Putting it all together: A sample recipe and brew log

Let’s combine everything into a repeatable, high-precision workflow. This recipe is for a full 1.25L batch, but the principles can be scaled for any size brew.

  1. Prepare: Weigh out 75g of fresh, whole-bean coffee.
  2. Heat water: Fill the Moccamaster reservoir with 1250g (1.25L) of filtered water. This gives you a 1:16.6 brew ratio.
  3. Rinse: Place a paper filter in the brew basket and rinse it thoroughly with hot water. Discard the rinse water.
  4. Grind: Grind your 75g of coffee to a medium-coarse consistency. Add the grounds to the brew basket, giving it a gentle shake to level the bed.
  5. Brew: Place the basket and carafe in position and start the machine.
  6. Stir: Around the 30-second mark, carefully give the coffee slurry a gentle stir to ensure all grounds are saturated.
  7. Enjoy: Once the brew is complete, give the carafe a good swirl to mix the contents and serve immediately.

To truly master your brew, borrow one last technique from the pros: keep a log. Tracking your variables allows you to understand how small changes impact the final taste. This helps you replicate amazing cups and troubleshoot bad ones.

Date Beans (Origin/Roaster) Dose (g) Water (g) Grind Setting Tasting Notes
10/26 Ethiopia Yirgacheffe 75g 1250g 19 (Baratza Encore) Bright, floral, a little thin. Try finer grind.
10/27 Ethiopia Yirgacheffe 75g 1250g 18 (Baratza Encore) Much sweeter, good acidity, notes of jasmine and peach. Perfect.

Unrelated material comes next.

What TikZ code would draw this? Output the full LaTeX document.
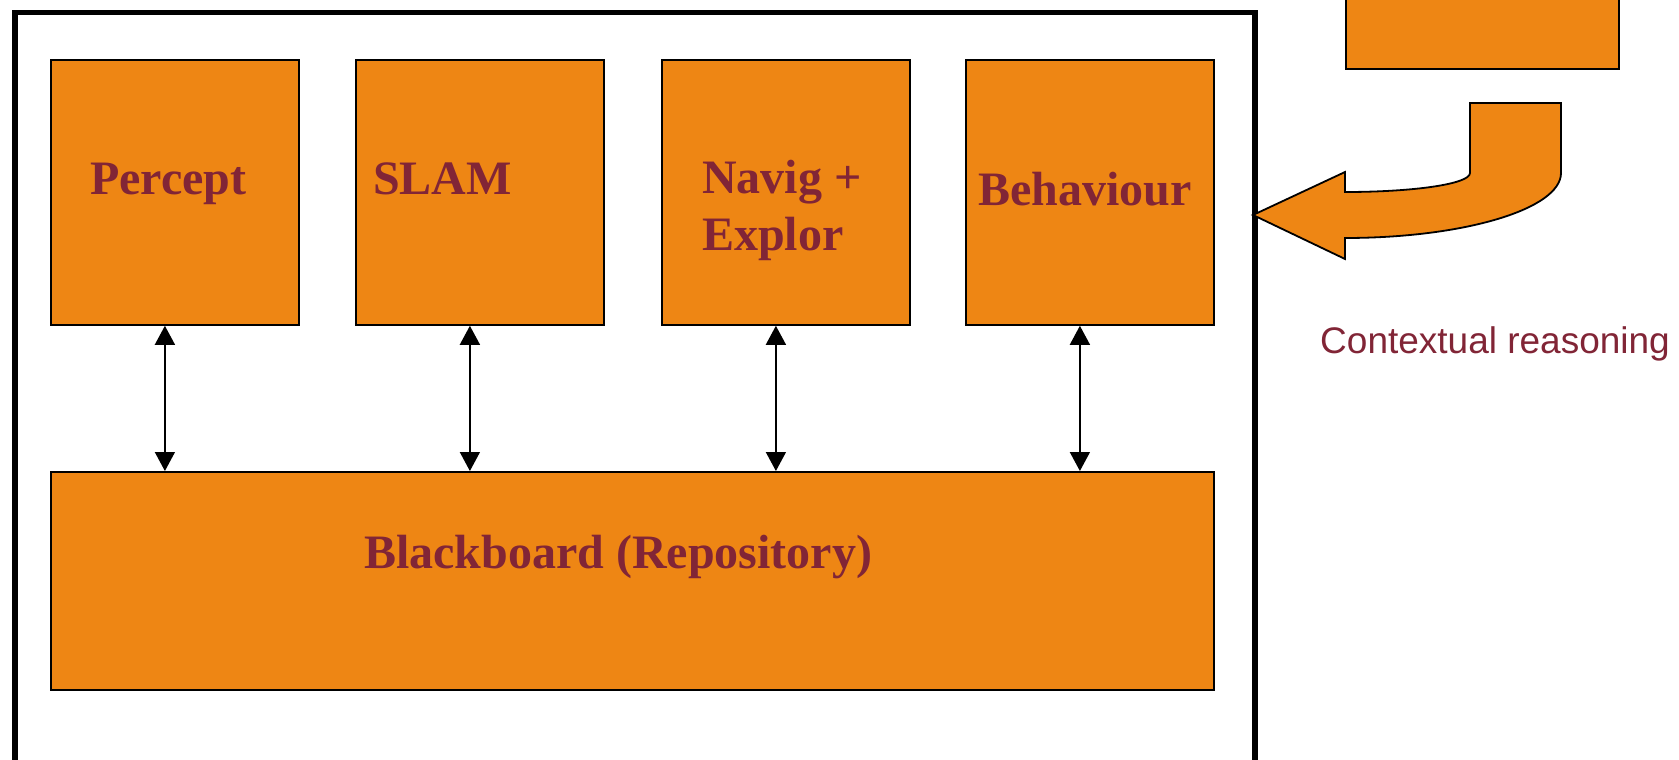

The journey to perfect coffee is one of delicious experimentation. While your Moccamaster isn’t an espresso machine, it is a highly capable and precise piece of equipment. By focusing on the details that matter—fresh beans, a consistent grind, exact measurements, and quality water—you adopt the mindset of a barista. You move beyond simply making coffee to thoughtfully crafting it. This meticulous approach is the key to unlocking the full potential of your machine and enjoying coffee that is consistently clean, vibrant, and incredibly flavorful. It proves that the pursuit of precision isn’t just for espresso; it’s for anyone who truly loves a spectacular cup of coffee.